When architect Rafael Viñoly set out to create the Chicago Graduate School of Business Hyde Park Center he faced a laundry list of requirements. The facility had to reflect the latest trends in teaching and student collaboration. That meant high-tech classrooms and meeting areas where group work could thrive. Logistical plans called for a parking garage and plenty of eating and recruiting space—features that the GSB’s old home, spread among five buildings on the University’s main campus, lacked.

image:  GSB

image:  GSB

“We tried to respect the long, low forms of the Robie House,” Viñoly says, “and the vertical elements of Rockefeller Chapel.”

But the center’s nuts and bolts were only part of Viñoly’s challenge. Its 5807 South Woodlawn Avenue location placed it south of Frank Lloyd Wright’s Frederick C. Robie House and east of Rockefeller Memorial Chapel, two architectural landmarks.

The newcomer was expected to fit in. Complicating matters, Robie House reflects the low, horizontal Prairie style, Rockefeller the Gothic preference for high ceilings and soaring arches. Viñoly had to look back to move the project forward.

IMAGE:  GSB

Nearly two-and-a-half years after breaking ground, his answer to the problem is on display, opened in time for fall quarter’s September start. With the 415,000-square-foot building, Viñoly seems to have struck a balance. For $125 million the GSB got its state-of-the-art facility, and the neighborhood got an addition that gives different schools of architecture—and thought—room to coexist.

Like a tiered wedding cake, the center’s seven stories are set back in succession, with two placed underground, to reduce the structure’s perceived size. “The massing was considered with that of the surrounding buildings of the campus and the neighborhood,” Viñoly says. The linear limestone and cantilevered floors were selected with Robie House in mind. In another nod to Wright’s 1910 masterpiece, the entranceway terrace provides a view of its northerly influence.

Not to give Robie House too much play, the center’s winter garden, as Viñoly coined the open, plant-filled space, takes Rockefeller as its inspiration. The 83-foot-tall, glass-enclosed atrium’s steel columns extend the building’s height, mirroring the chapel’s lancet windows. Curved beams form arches in yet another Gothic bent.
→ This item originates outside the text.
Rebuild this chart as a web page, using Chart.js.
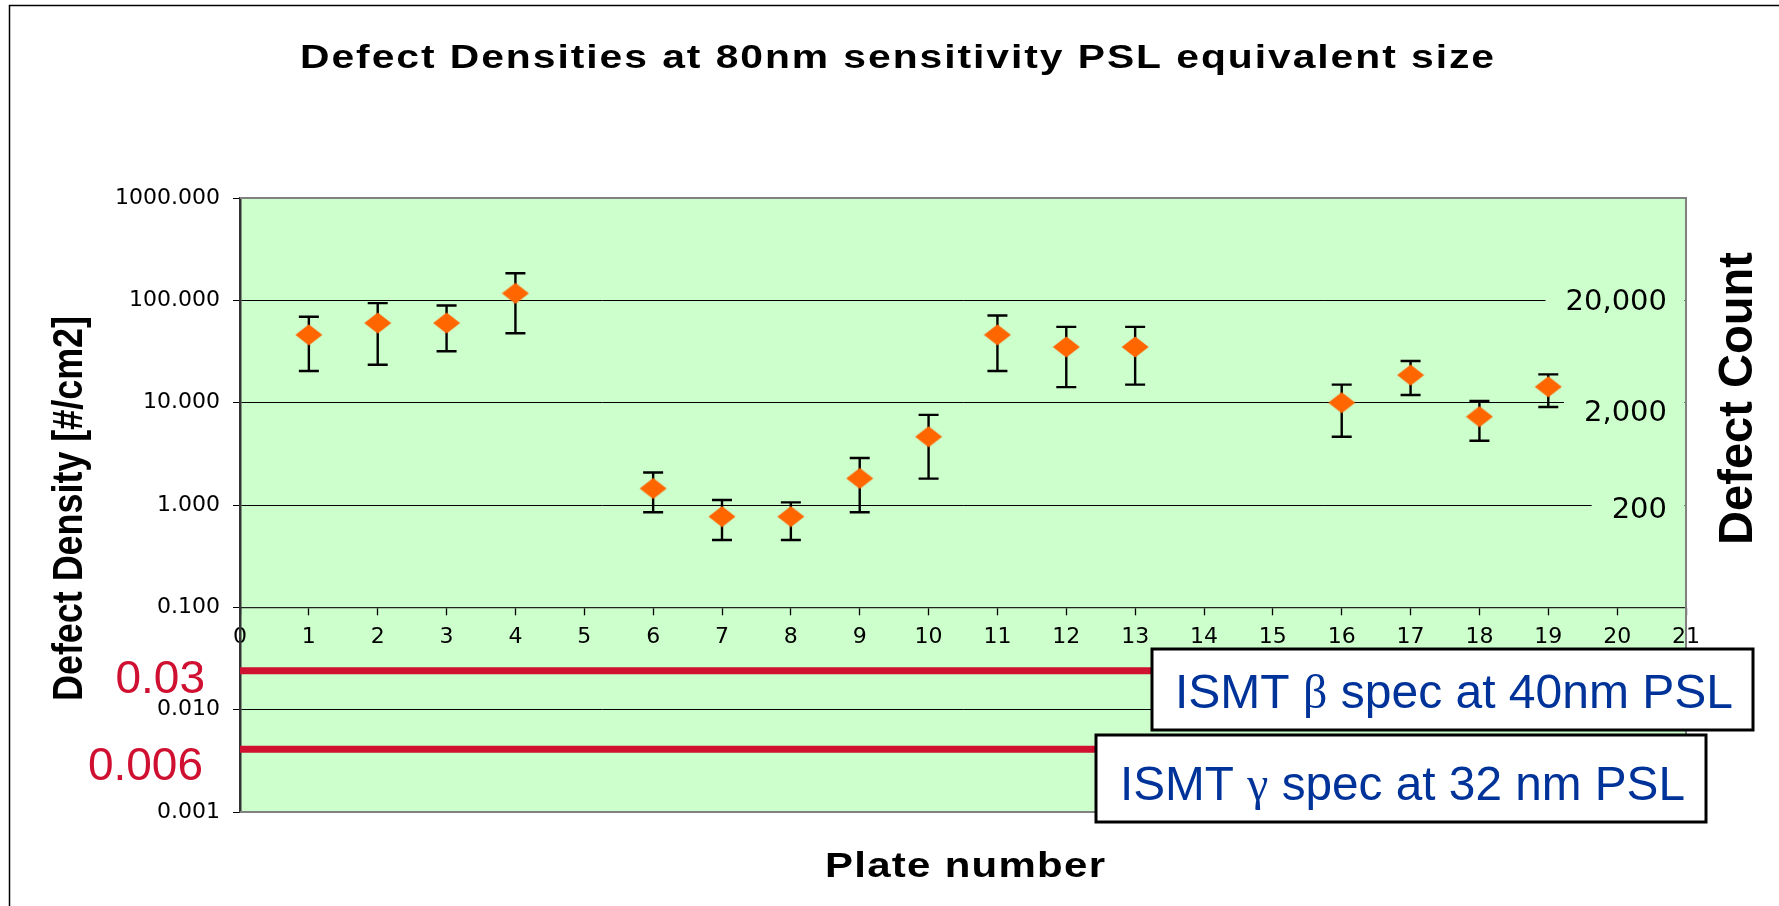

Stylistic concerns aside, a pragmatic thread runs through the center’s design. Features such as a food-service area, group-study rooms, wireless Internet access, a computer lab, lockers configured to hold interview suits sans wrinkling, and a lounge complete with pool tables aim to make mingling and spending a full day there—as many of the approximately 1,600 full-time students and staff do—easier. To further encourage idea sharing, faculty offices are arranged so that professors from different fields, say finance and marketing, work side by side.—M.L.